In June, 1950, three former FBI agents and a right-wing television producer, Vincent Harnett, published Red Channels, a pamphlet listing the names of 151 writers, directors and performers who they claimed had been members of subversive organisations before the Second World War. The names had been compiled from FBI files and a detailed analysis of the Daily Worker, a newspaper published by the American Communist Party. The list included Stewart. A free copy was sent to those involved in employing people in the entertainment industry. All those people named in the pamphlet were blacklisted until they appeared in front of the House of Un-American Activities Committee (HUAC) and convinced its members they had completely renounced their radical past. Stewart was now blacklisted.
Dorothy Parker and Alan Campbell were also on the list. The couple left Hollywood and moved back to New York City. In April 1951, Parker and Campbell were visited by two FBI agents. They asked if they knew Stewart, Ella Winter, Dashiell Hammett, Lillian Hellman, Ella Winter and John Howard Lawson and if they had attended meetings of the American Communist Party with them. The agents reported: "She (Parker) was a very nervous type of person... During the course of this interview, she denied ever having been affiliated with, having donated to, or being contacted by a representative of the Communist Party."
Stewart and Ella Winter decided to move to England and rented the former house of Ramsay MacDonald at 103 Frognal, Hampstead. According to Norma Barzman, the actress, Katharine Hepburn, helped the Stewarts to renovate the house: "Its condition was so wretched the owners, the former prime minister's family, felt they couldn't ask for rent. Katharine Hepburn, the Stewarts' bosom friend for years, took one look at the house, said it was beautiful, came over every day for six weeks with a packed lunch from the Connaught Hotel, and helped Ella fix it up."
Over the next few years Stewart wrote for British television or used a false name to write movies. This included Summertime (1955), An Affair to Remember (1957), The Kidders (1958) and Moment of Danger (1960). Stewart also published an autobiography, By a Stroke of Luck (1975).
Donald Ogden Stewart died in London on 2nd August 1980. His wife, Ella Winter, died two days later.
Primary Sources
(1) In his autobiography, By a Stroke of Luck, David Ogden Stewart explained how he became a socialist by reading The Coming Struggle for Power by John Strachey.
It suddenly came over me that I was on the wrong side.
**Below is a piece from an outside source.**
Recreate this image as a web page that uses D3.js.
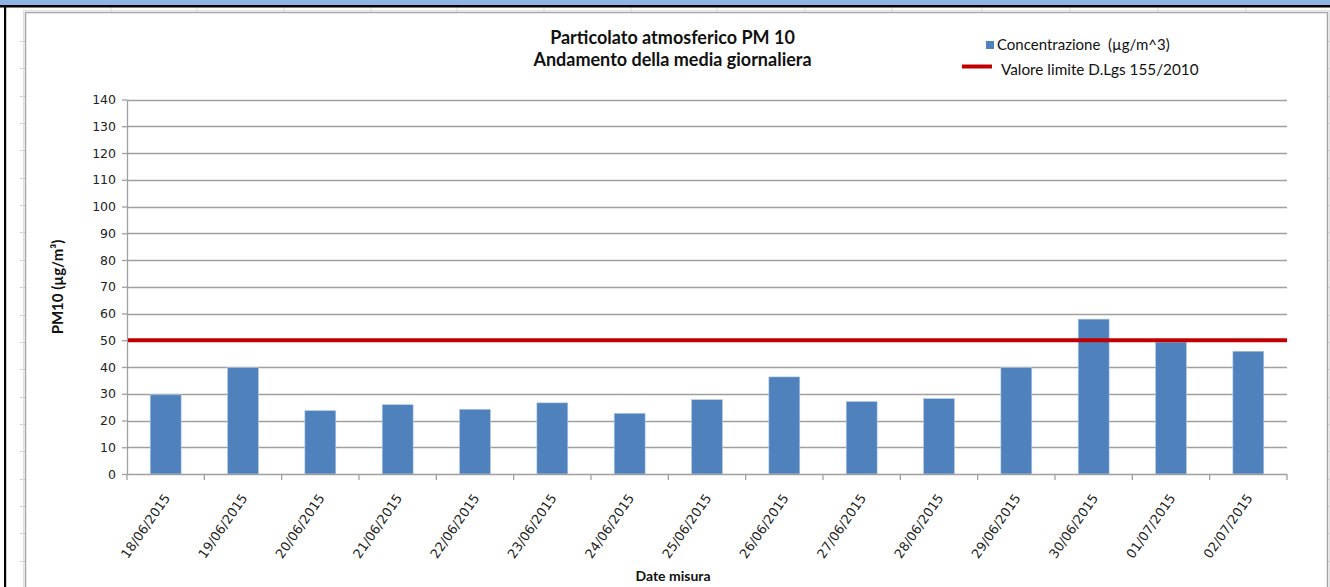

If there was this "class war" as they claimed, I had somehow got into the enemy's army. I felt a tremendous sense of relief and exultation. I felt I had the answer I had been so long searching for. I now had a cause to which I could devote all my gifts for the rest of my life. I was once more beside grandfather Ogden who had helped to free the slaves. I felt clean and happy and exalted. I had won all the money and status that America had to offer - and it just hadn't been good enough. The next step was Socialism.
(2) Marc Connelly, Voices Offstage (1968)
There was another occasion that summer when my mother became socially conspicuous. Donald Ogden Stewart had become engaged to Beatrice Ames, daughter of a prominent Santa Barbara family. The wedding was to be held in a fashionable small church in Santa Barbara's suburb, Carpentaria. Don's mother had come out from Ohio for the wedding and had been living near my mother in Hollywood.
Benchley was to be best man and I an usher. The day before the wedding we two drove up to Santa Barbara for a party. To make the next day's two-hour drive as comfortable as possible for Mrs. Stewart and my mother, I asked Hollywood's leading car-rental company to provide their best chauffeur-driven limousine. Because many motion-picture stars were expected as guests, all cars arriving at the church received the attention of a crowd of spectators. I was in the doorway when Mrs. Stewart and my mother alighted from a handsome Hispano-Suiza. On alighting they were not identified by the celebrity hunters. The hearty laughter they heard as the car drove off made them look back at it. The politically conscious rental company had attached to the back of the limousine an enormous poster reading: "Vote for Clyde Zimmer for sheriff."
(3) Ella Winter, And Not to Yield (1963)
I do not suppose I could have been drawn to anyone who did not share my larger concerns. Don had become newly aware in the past few years of social questions, and it was all still fresh and challenging to him. He was tall and slender and very graceful, with blond hair and blue eyes that very often held a puckish look like that of a wise and naughty child. Humorous and gentle, shy and warmhearted, Don was strangely untouched by the Hollywood he had lived and worked in for some years. He was a gifted and humorous writer and talker, and he loved gaiety, cheerful people - a "gala" atmosphere, as he called it. He had lately become passionately interested in what was happening politically in Europe, the United States, Germany, California; he read hungrily, and was fascinated by my experiences. Radicals at this time were frequently charged with "boring from within," and when eventually Don and I began seeing more of each other, our friends were gaily malicious at what they thought of as the double success of my efforts -one was supposed only to influence ideas, not the holder of them.
Don was born in Columbus, Ohio, and he had characteristic American traits, from an outward conformism to a consuming interest in the World Series. But he had a rare courage and independence of mind, and a stubborn, almost puritan, integrity, which withstood all blandishments. (I soon dubbed him John Knox.) When he believed in something, he felt he must act on his beliefs. He was making speeches for the Hollywood anti-Nazi movement in out-of-the-way halls or on the piers of Venice or Santa Monica, unostentatiously and with an unconcern for possible effects on his Hollywood position. As the movement grew in the film colony, he was called on more and more to chair meetings - his spontaneous humor made him a witty, popular speaker and toastmaster-and to sign an increasing number of protests and petitions. His sponsorship of so many committees and delegations gave rise to a satiric story: when President Roosevelt awoke in the morning, he would ring for his orange juice, his coffee, and "the first eleven telegrams from Donald Ogden Stewart."